Now, we stand today under the sign of the social question. This social question certainly has its full justification, and I would be glad if I could say more about it, but my time to speak is over. I will only say briefly that this social question has many sides, and much will be necessary in order to come so close to all the details of this social question that what a person who is unbiased today must nevertheless desire for the future of mankind in a transformation of social life will emerge. But everything that we can conceive and also practically introduce as external institutions, what we otherwise think up in the many schemes that exist about social life today, it appears to him who sees the moral in the light of the spiritual that he says: To deal with the social question without the moral question is like having a room without light and searching for the objects in it without there being any light in it.

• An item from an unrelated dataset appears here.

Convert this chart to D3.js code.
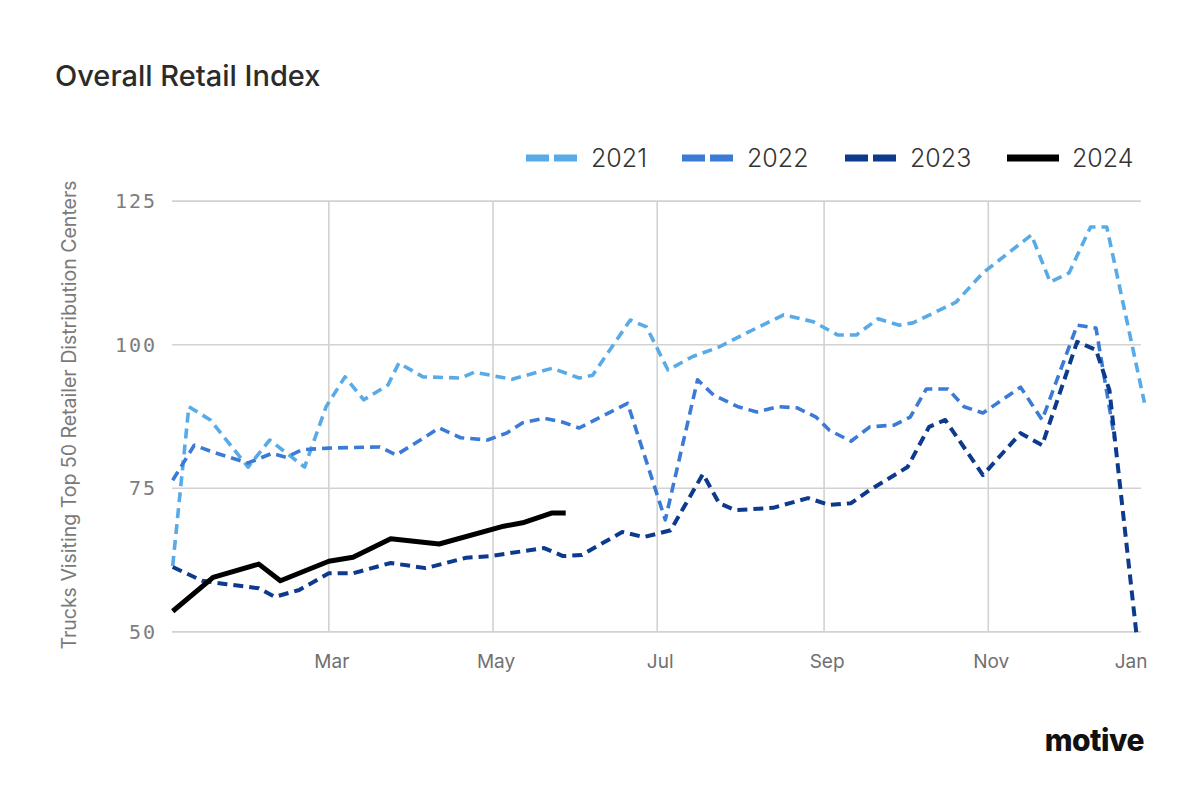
<!DOCTYPE html>
<html>
<head>
<meta charset="utf-8">
<script src="https://cdn.jsdelivr.net/npm/d3@7"></script>
<style>
  body { margin: 0; background: #fff; }
  #chart1 text { font-family: Inter, "Noto Sans", sans-serif; }
</style>
</head>
<body>
<div id="chart1"></div>
<script>
// day of year for each point, and the index value
var days2021 = [1, 7, 15, 29, 37, 50, 58, 65, 72, 81, 85, 94, 108, 113, 127, 142, 152, 157, 171, 177,
  185, 194, 204, 214, 228, 239, 248, 255, 263, 271, 276, 292, 302, 320, 327, 334, 342, 348, 362];
var vals2021 = [61.5, 89.2, 86.9, 78.7, 83.4, 78.7, 89.2, 94.4, 90.4, 93.0, 96.8, 94.4, 94.2, 95.2, 94.0, 95.9, 94.2, 94.7, 104.3, 103.1,
  95.6, 97.9, 99.6, 102.0, 105.2, 104.0, 101.7, 101.7, 104.5, 103.4, 103.8, 107.4, 112.5, 119.1, 110.9, 112.5, 120.5, 120.5, 89.9];

var days2022 = [1, 9, 16, 29, 38, 43, 49, 59, 78, 84, 93, 100, 108, 118, 125, 131, 139, 146, 152, 170,
  184, 196, 202, 211, 218, 226, 233, 240, 245, 253, 260, 269, 275, 281, 289, 295, 302, 316, 324, 337, 344, 351];
var vals2022 = [76.4, 82.5, 81.3, 79.4, 81.1, 80.4, 81.7, 82.0, 82.2, 80.8, 83.4, 85.5, 83.8, 83.4, 84.6, 86.4, 87.2, 86.5, 85.5, 89.8,
  69.5, 93.9, 91.2, 89.2, 88.3, 89.2, 89.0, 87.4, 85.1, 83.2, 85.7, 86.0, 87.4, 92.3, 92.3, 89.2, 88.1, 92.6, 86.9, 103.4, 102.9, 83.4];

var days2023 = [1, 12, 21, 33, 39, 48, 59, 68, 82, 95, 110, 119, 139, 146, 153, 168, 176, 186, 198, 204,
  210, 224, 237, 245, 253, 260, 274, 282, 288, 302, 316, 324, 337, 344, 349, 359];
var vals2023 = [61.3, 58.9, 58.3, 57.6, 56.1, 57.3, 60.2, 60.2, 62.0, 61.1, 62.9, 63.2, 64.6, 63.2, 63.4, 67.4, 66.5, 67.7, 77.5, 72.4,
  71.2, 71.6, 73.3, 72.1, 72.4, 74.7, 78.7, 85.7, 86.9, 77.3, 84.6, 82.5, 100.5, 99.1, 92.1, 49.8];

var days2024 = [1, 16, 33, 41, 59, 68, 82, 100, 124, 131, 142, 147];
var vals2024 = [53.6, 59.5, 61.8, 58.9, 62.3, 63.0, 66.2, 65.3, 68.4, 69.0, 70.7, 70.7];

var years = ["2021", "2022", "2023", "2024"];
var colors = ["#58abe6", "#3b7bd6", "#0c3a8c", "#000000"];

var yTicks = [50, 75, 100, 125];
var monthLabels = ["Mar", "May", "Jul", "Sep", "Nov", "Jan"];
var monthDays = [59, 120, 181, 243, 304, 365];

function RetailChart() {
  var w = 1200;
  var h = 808;

  var series = [
    { year: years[0], color: colors[0], dash: "10,6", width: 3.6, pts: days2021.map((d, i) => [d, vals2021[i]]) },
    { year: years[1], color: colors[1], dash: "10,6", width: 3.6, pts: days2022.map((d, i) => [d, vals2022[i]]) },
    { year: years[2], color: colors[2], dash: "10,6", width: 4, pts: days2023.map((d, i) => [d, vals2023[i]]) },
    { year: years[3], color: colors[3], dash: null, width: 5, pts: days2024.map((d, i) => [d, vals2024[i]]) }
  ];

  var svg = d3.select("#chart1")
    .append("svg")
    .attr("width", w)
    .attr("height", h);

  var xScale = d3.scaleLinear()
    .domain([0, 365])
    .range([170, 1152.5]);

  var yScale = d3.scaleLinear()
    .domain([50, 125])
    .range([631.9, 201.1]);

  var left = 172, right = 1141;

  // title
  svg.append("text")
    .attr("x", 55)
    .attr("y", 86)
    .attr("font-size", 29)
    .attr("font-weight", 500)
    .attr("fill", "#2b2b2b")
    .text("Overall Retail Index");

  // horizontal grid + y labels
  svg.append("g").selectAll("line")
    .data(yTicks)
    .enter()
    .append("line")
    .attr("x1", left)
    .attr("x2", right)
    .attr("y1", (d) => yScale(d))
    .attr("y2", (d) => yScale(d))
    .attr("stroke", "#d2d2d2")
    .attr("stroke-width", 1.6);

  svg.append("g").selectAll("text")
    .data(yTicks)
    .enter()
    .append("text")
    .attr("x", 157)
    .attr("y", (d) => yScale(d) + 7)
    .attr("text-anchor", "end")
    .style("font-family", "'DejaVu Sans Mono', monospace")
    .style("letter-spacing", "2px")
    .attr("font-size", 20)
    .attr("fill", "#7d7d7d")
    .text((d) => d);

  // vertical grid (not at the last tick)
  svg.append("g").selectAll("line")
    .data(monthDays.slice(0, -1))
    .enter()
    .append("line")
    .attr("x1", (d) => xScale(d))
    .attr("x2", (d) => xScale(d))
    .attr("y1", yScale(125))
    .attr("y2", yScale(50))
    .attr("stroke", "#d2d2d2")
    .attr("stroke-width", 1.6);

  // month labels
  svg.append("g").selectAll("text")
    .data(monthDays)
    .enter()
    .append("text")
    .attr("x", (d) => xScale(d))
    .attr("y", 668)
    .attr("text-anchor", (d, i) => i == monthDays.length - 1 ? "end" : "middle")
    .attr("dx", (d, i) => i == monthDays.length - 1 ? -5 : 3)
    .attr("font-size", 19)
    .attr("fill", "#707070")
    .text((d, i) => monthLabels[i]);

  // y axis title
  svg.append("text")
    .attr("text-anchor", "middle")
    .attr("transform", "translate(76,415) rotate(-90)")
    .attr("font-size", 19.5)
    .attr("fill", "#7a7a7a")
    .text("Trucks Visiting Top 50 Retailer Distribution Centers");

  // lines
  var line = d3.line()
    .x((d) => xScale(d[0]))
    .y((d) => yScale(d[1]));

  svg.append("g").selectAll("path")
    .data(series)
    .enter()
    .append("path")
    .attr("d", (d) => line(d.pts))
    .attr("fill", "none")
    .attr("stroke", (d) => d.color)
    .attr("stroke-width", (d) => d.width)
    .attr("stroke-dasharray", (d) => d.dash)
    .attr("stroke-linejoin", "round");

  // legend
  var legendX = [526, 682, 845, 1007];
  var lg = svg.append("g").selectAll("g")
    .data(series)
    .enter()
    .append("g")
    .attr("transform", (d, i) => "translate(" + legendX[i] + ",158)");

  lg.append("line")
    .attr("x1", 0)
    .attr("x2", 52)
    .attr("y1", 0)
    .attr("y2", 0)
    .attr("stroke", (d) => d.color)
    .attr("stroke-width", 7)
    .attr("stroke-dasharray", (d) => d.dash ? "23,5" : null);

  lg.append("text")
    .attr("x", 65)
    .attr("y", 9)
    .attr("font-size", 25)
    .attr("font-weight", 300)
    .attr("fill", "#333")
    .text((d) => d.year);

  // logo
  svg.append("text")
    .attr("x", 1144)
    .attr("y", 751)
    .attr("text-anchor", "end")
    .attr("font-size", 30)
    .attr("font-weight", 800)
    .style("letter-spacing", "-0.5px")
    .attr("fill", "#111")
    .text("motive");
}

window.onload = function () {
  RetailChart();
};
</script>
</body>
</html>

The social question can only be placed in the correct field of judgment through a real grasp of the moral question. Whoever looks at life in its entire context will have to say to himself: The moral question is like the light which must illuminate social life, if the social question is to come to what is called a religious one in a humanly true sense. Therefore it is necessary, above all in social relations, that man today should gain a standpoint on the moral question. And I think it has perhaps been possible to show that what I call here a spiritual science, an anthroposophical spiritual science, also approaches the great questions of our time honestly in this sense, and that it is serious about the moral question and the education of the moral human being.